One can’t help but watch this film as a response to the passage of Proposition 8 in California specifically and to the gay rights movement today generally. In this light, I think the movie offers a vivid critique of both but especially to the latter. It implicitly asks where today’s Harvey Milks are. Who will step up and lead? It also asks how the gay community will stand up for itself against religiously inspired bigots. In case we’ve forgotten, the religious right isn’t really interested in toleration or acceptance for gay people; like Dan White, their issues with sexuality, identity, and gender are pathological.

The scenes in which Milk and his friends rally gays in San Francisco literally brought tears to my eyes. Maybe it’s because I live in a tiny little college town, but I can’t really imagine what it would be like to join with thousands of my gay and lesbian brothers and sisters to march (somewhat spontaneously)  for our rights, to stand up for life, liberty, and the pursuit of happiness. I couldn’t help but wonder if the successes of the gay community in the past couple of decades have somehow also weakened our sense of community and political action or whether my sense of this lack is more a result of geography than reality. Maybe if PJ and I lived in San Francisco or Los Angeles or New York we would feel part of a community. Maybe it’s easier to “write a check” to the Human Rights Campaign rather than to engage more directly with the political process. And maybe we’ve become too used to waiting, to letting others — primarily straight politicians — lead, to compromising on gay issues just because it seems politically expedient.

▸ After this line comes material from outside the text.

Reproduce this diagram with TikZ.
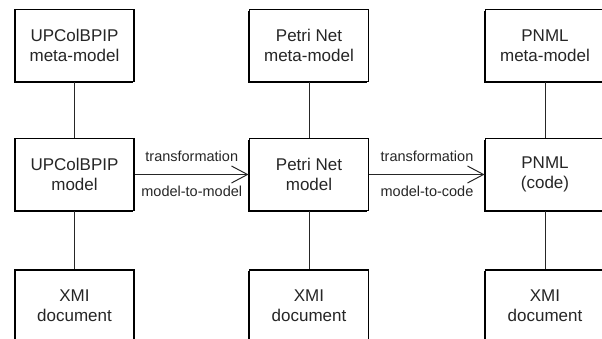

Milk suggests to me, however, that the lack of community, the passivity, and the compromising are wider phenomena. Gays and lesbians are more visible than ever in our culture, but we’re also more dispersed and less focused than ever. The religious right and conservative media like to rant about the “homosexual agenda” but I’m not sure there is any coherent gay agenda. I couldn’t help but remember a line from Angels in America while watching this movie. Tony Kushner gives Roy Cohn a great speech about what a “homosexual” is. According to Kushner’s Cohn, words like “homosexual,” “gay,” or “lesbian” don’t refer to who someone sleeps with. He explains:

Like all labels they tell you one thing and one thing only: where does an individual so identified fit in the food chain, in the pecking order? Not ideology, not sexual taste, but something much simpler: clout. Not who I fuck or who fucks me, but who will pick up the phone when I call, who owes me favors. This is what a label refers to. Now to someone who does not understand this, homosexual is what I am because I have sex with men. But really this is wrong. Homosexuals are not men who sleep with other men. Homosexuals are men who in fifteen years of trying cannot get a pissant antidiscrimination bill through City Council. Homosexuals are men who know nobody and who nobody knows. Who have zero clout.

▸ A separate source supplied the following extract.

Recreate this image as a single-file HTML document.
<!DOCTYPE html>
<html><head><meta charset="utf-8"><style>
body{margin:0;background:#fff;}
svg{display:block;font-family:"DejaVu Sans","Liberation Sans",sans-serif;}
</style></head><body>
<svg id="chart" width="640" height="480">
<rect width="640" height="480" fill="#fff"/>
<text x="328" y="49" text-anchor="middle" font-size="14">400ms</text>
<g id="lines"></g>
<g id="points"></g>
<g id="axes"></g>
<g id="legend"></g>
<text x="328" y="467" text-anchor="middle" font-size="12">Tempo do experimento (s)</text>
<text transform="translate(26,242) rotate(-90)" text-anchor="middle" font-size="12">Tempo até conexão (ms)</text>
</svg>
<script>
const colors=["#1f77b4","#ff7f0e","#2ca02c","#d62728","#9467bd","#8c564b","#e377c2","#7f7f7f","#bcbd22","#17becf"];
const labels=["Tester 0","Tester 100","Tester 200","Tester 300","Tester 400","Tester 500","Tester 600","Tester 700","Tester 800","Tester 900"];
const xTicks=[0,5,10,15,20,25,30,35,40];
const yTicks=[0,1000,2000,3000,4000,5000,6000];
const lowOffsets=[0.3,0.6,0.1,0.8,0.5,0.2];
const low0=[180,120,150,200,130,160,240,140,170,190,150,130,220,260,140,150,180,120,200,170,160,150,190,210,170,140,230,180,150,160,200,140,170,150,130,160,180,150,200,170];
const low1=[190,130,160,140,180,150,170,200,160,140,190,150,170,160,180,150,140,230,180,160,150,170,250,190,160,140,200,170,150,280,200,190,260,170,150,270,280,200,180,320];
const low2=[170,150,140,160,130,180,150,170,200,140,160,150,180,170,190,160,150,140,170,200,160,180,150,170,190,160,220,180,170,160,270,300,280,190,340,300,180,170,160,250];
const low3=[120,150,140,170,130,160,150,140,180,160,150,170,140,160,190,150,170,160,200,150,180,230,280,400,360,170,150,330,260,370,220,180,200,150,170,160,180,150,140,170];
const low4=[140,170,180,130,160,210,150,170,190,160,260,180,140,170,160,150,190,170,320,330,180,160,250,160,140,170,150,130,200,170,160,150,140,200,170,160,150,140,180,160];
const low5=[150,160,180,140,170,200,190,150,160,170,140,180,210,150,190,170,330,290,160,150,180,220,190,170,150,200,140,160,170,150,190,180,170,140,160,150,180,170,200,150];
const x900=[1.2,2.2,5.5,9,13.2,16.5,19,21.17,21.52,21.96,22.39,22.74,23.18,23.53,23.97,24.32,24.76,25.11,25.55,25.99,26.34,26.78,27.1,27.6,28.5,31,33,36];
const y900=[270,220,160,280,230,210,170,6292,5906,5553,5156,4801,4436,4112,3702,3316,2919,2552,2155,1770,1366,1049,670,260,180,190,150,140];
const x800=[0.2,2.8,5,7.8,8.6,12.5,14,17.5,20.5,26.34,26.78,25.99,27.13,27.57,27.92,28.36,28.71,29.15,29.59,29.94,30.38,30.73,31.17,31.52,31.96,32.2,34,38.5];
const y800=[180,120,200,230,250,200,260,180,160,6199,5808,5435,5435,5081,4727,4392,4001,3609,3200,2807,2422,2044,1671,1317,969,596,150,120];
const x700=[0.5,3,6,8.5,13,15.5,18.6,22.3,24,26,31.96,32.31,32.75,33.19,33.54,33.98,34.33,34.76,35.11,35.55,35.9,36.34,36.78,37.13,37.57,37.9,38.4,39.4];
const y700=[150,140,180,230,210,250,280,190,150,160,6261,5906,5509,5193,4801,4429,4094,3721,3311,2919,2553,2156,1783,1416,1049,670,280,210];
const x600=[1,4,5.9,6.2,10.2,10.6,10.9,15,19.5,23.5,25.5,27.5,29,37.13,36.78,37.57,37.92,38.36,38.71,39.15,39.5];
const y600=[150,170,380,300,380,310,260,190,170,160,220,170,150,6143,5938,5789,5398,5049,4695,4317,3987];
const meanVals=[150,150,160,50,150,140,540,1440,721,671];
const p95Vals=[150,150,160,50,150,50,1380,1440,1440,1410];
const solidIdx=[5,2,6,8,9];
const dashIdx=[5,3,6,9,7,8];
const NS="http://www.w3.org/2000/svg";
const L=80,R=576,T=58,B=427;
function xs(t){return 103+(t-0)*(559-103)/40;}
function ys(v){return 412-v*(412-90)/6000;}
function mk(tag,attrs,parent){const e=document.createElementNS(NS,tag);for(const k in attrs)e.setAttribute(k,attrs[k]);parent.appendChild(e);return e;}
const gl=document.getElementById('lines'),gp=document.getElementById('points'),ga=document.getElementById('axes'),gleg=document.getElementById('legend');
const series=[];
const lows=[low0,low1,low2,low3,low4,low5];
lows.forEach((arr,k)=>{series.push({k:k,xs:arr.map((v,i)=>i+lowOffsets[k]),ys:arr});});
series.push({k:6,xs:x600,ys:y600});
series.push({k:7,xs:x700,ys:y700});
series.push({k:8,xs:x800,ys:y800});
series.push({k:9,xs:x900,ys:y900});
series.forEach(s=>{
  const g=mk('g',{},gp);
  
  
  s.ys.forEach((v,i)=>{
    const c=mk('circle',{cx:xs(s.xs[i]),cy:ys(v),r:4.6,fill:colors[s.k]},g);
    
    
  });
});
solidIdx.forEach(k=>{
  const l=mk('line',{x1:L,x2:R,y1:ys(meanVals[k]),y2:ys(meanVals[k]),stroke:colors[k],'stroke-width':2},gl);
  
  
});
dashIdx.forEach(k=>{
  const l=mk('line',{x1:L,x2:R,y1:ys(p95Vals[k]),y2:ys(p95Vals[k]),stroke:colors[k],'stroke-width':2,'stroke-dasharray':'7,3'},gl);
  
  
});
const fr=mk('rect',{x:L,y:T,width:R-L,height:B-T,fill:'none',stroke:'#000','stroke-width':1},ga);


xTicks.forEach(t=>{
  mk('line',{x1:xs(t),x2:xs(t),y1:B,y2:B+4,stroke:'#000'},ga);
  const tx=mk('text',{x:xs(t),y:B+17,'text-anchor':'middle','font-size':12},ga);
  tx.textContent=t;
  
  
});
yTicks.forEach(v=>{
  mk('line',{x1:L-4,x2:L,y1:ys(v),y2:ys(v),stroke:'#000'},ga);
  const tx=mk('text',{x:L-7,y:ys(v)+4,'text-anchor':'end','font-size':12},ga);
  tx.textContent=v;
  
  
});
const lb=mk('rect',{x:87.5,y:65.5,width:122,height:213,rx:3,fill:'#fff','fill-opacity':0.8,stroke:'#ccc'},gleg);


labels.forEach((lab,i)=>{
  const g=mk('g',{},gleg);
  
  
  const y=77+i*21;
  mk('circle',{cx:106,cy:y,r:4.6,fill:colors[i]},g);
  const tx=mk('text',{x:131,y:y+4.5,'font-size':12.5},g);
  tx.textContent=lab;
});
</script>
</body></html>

Milk seems to agree with this idea and to call for today’s gay community to become more effective advocates for our own rights. It implicitly advocates for us to organize. In the 1970s, gay men and women fought for their very existence. We have to decide whether marriage equity, Don’t-Ask-Don’t-Tell, or some other issue is a continuation of this fight. We have to become not just visible but known. We have to become a political force, people with enough clout to get what we want accomplished. Or, is the gay civil rights movement over, a thing of historical interest only?

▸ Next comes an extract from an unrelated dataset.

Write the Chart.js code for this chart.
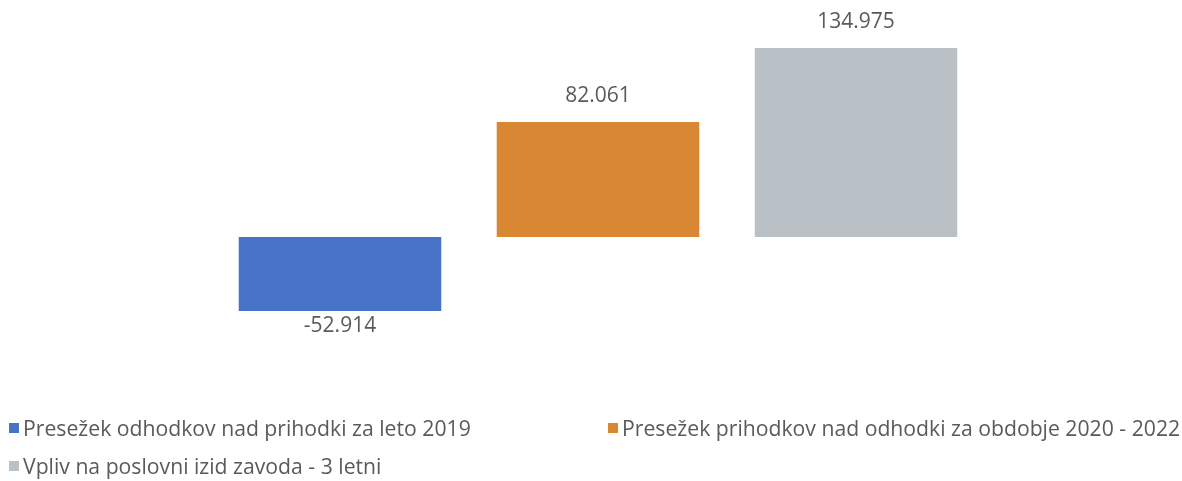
<!DOCTYPE html>
<html>
<head>
<meta charset="utf-8">
<script src="https://cdn.jsdelivr.net/npm/chart.js@4/dist/chart.umd.min.js"></script>
<style>
  html, body { margin: 0; padding: 0; background: #fff; }
  #wrap { position: relative; width: 1182px; height: 481px; }
  canvas { position: absolute; left: 0; top: 0; }
  .leg { position: absolute; font-family: "Open Sans", sans-serif; font-size: 21.2px; line-height: 24px; color: #5a5a5a; white-space: nowrap; display: flex; align-items: center; }
  .leg i { display: inline-block; width: 10px; height: 10px; margin-right: 4px; }
</style>
</head>
<body>
<div id="wrap">
  <canvas id="c" width="1182" height="481"></canvas>
</div>
<script>
const categories = ["2019", "2020 - 2022", "3 letni"];
const seriesLabels = [
  "Presežek odhodkov nad prihodki za leto 2019",
  "Presežek prihodkov nad odhodki za obdobje 2020 - 2022",
  "Vpliv na poslovni izid zavoda - 3 letni"
];
const seriesValues = [-52914, 82061, 134975];
const seriesColors = ["#4673C6", "#DA8733", "#BAC1C6"];

function fmt(v) {
  const s = Math.abs(v).toString().replace(/\B(?=(\d{3})+(?!\d))/g, ".");
  return (v < 0 ? "-" : "") + s;
}

const datasets = seriesLabels.map((lab, i) => ({
  label: lab,
  data: categories.map((c, j) => (j === i ? seriesValues[i] : null)),
  backgroundColor: seriesColors[i],
  borderWidth: 0
}));

const valueLabels = {
  id: 'valueLabels',
  afterDatasetsDraw(chart) {
    const ctx = chart.ctx;
    ctx.save();
    ctx.font = '21px "Open Sans", sans-serif';
    ctx.fillStyle = '#5a5a5a';
    ctx.textAlign = 'center';
    ctx.textBaseline = 'middle';
    chart.data.datasets.forEach((ds, di) => {
      const meta = chart.getDatasetMeta(di);
      meta.data.forEach((el, j) => {
        const v = ds.data[j];
        if (v === null || v === undefined) return;
        if (v >= 0) {
          ctx.fillText(fmt(v), el.x, el.y - 26);
        } else {
          ctx.fillText(fmt(v), el.x, el.y + 15);
        }
      });
    });
    ctx.restore();
  }
};

new Chart(document.getElementById('c'), {
  type: 'bar',
  data: { labels: categories, datasets },
  options: {
    responsive: false,
    animation: false,
    layout: { padding: { left: 211, right: 197, top: 27, bottom: 104 } },
    datasets: { bar: { grouped: false, categoryPercentage: 1, barPercentage: 0.785 } },
    scales: {
      x: { display: false },
      y: { display: false, min: -100000, max: 150000 }
    },
    plugins: { legend: { display: false }, tooltip: { enabled: false } }
  },
  plugins: [valueLabels]
});

const legPos = [[9, 416], [608, 416], [9, 454]];
const wrap = document.getElementById('wrap');
seriesLabels.forEach((lab, i) => {
  const d = document.createElement('div');
  d.className = 'leg';
  d.style.left = legPos[i][0] + 'px';
  d.style.top = legPos[i][1] + 'px';
  const sw = document.createElement('i');
  sw.style.background = seriesColors[i];
  d.appendChild(sw);
  d.appendChild(document.createTextNode(lab));
  wrap.appendChild(d);
});
</script>
</body>
</html>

In this regard, Milk is obviously about a lot more than just one man. It’s about all of us. It’s about the future of gays and lesbians in America. This movie seems optimistic about these issues. It argues that we have role models, not just Milk but also the men and women around him who continue to work on gay rights issues today. I’m still thinking through the issues the film raises, but I can definitely say that it’s one of my favorite movies of the year.